WHAT TO WORK ON: Return the lines where the word "this" occurs.

SOURCE RECORDS:
|---|

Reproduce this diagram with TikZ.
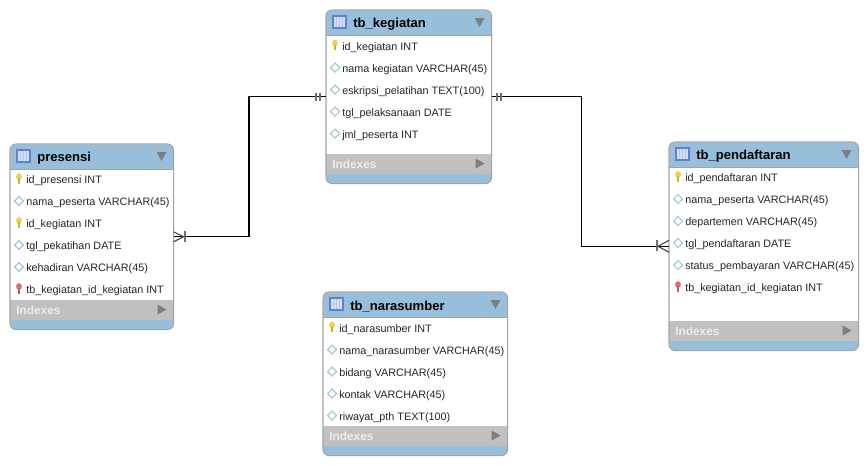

|---|

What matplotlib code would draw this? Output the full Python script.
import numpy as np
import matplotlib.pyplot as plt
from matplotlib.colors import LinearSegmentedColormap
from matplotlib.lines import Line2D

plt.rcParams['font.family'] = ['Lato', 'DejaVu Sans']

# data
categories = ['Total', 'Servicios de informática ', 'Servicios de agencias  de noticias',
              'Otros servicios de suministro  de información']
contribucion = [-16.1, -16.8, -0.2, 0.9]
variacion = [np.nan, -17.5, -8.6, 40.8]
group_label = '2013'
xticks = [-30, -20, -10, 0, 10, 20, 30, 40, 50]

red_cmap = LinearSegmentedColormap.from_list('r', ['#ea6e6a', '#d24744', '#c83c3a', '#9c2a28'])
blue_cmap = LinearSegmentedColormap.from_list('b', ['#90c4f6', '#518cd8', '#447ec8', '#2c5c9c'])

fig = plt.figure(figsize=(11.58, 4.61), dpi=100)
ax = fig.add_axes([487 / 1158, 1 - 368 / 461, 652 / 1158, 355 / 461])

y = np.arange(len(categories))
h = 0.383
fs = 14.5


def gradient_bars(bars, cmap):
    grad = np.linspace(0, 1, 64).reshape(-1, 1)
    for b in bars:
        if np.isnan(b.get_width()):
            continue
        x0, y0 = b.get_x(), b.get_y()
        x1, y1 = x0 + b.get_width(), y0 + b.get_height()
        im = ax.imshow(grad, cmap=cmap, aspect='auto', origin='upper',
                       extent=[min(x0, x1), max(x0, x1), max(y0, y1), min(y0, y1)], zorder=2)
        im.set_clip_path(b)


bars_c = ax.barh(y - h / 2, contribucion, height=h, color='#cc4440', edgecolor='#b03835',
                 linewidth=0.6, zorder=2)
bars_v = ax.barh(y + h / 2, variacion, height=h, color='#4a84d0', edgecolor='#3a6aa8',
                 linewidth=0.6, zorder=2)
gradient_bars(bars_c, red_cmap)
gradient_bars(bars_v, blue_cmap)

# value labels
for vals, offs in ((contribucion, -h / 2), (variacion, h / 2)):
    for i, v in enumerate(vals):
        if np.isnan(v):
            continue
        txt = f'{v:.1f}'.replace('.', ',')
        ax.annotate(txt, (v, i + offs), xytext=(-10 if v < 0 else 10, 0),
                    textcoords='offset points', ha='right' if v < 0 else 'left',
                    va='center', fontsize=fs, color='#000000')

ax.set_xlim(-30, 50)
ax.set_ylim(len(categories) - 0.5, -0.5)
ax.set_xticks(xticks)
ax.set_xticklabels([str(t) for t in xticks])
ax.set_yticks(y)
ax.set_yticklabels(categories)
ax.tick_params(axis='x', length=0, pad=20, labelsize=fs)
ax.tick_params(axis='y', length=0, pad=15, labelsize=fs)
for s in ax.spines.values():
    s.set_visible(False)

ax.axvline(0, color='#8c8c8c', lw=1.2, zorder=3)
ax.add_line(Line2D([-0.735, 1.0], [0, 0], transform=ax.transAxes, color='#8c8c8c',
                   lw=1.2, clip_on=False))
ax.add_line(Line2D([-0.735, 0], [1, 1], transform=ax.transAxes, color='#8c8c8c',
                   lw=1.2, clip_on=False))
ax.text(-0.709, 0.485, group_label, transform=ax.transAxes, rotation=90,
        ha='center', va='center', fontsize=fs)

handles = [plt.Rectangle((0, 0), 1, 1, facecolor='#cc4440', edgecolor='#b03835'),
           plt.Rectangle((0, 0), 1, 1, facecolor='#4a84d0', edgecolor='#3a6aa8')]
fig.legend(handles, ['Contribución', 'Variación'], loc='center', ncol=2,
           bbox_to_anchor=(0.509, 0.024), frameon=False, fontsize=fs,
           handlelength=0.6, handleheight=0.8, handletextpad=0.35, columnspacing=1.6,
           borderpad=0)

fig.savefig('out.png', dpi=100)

|---|

THE COMPLETED TASK:
Reproduce this diagram with TikZ.
What matplotlib code would draw this? Output the full Python script.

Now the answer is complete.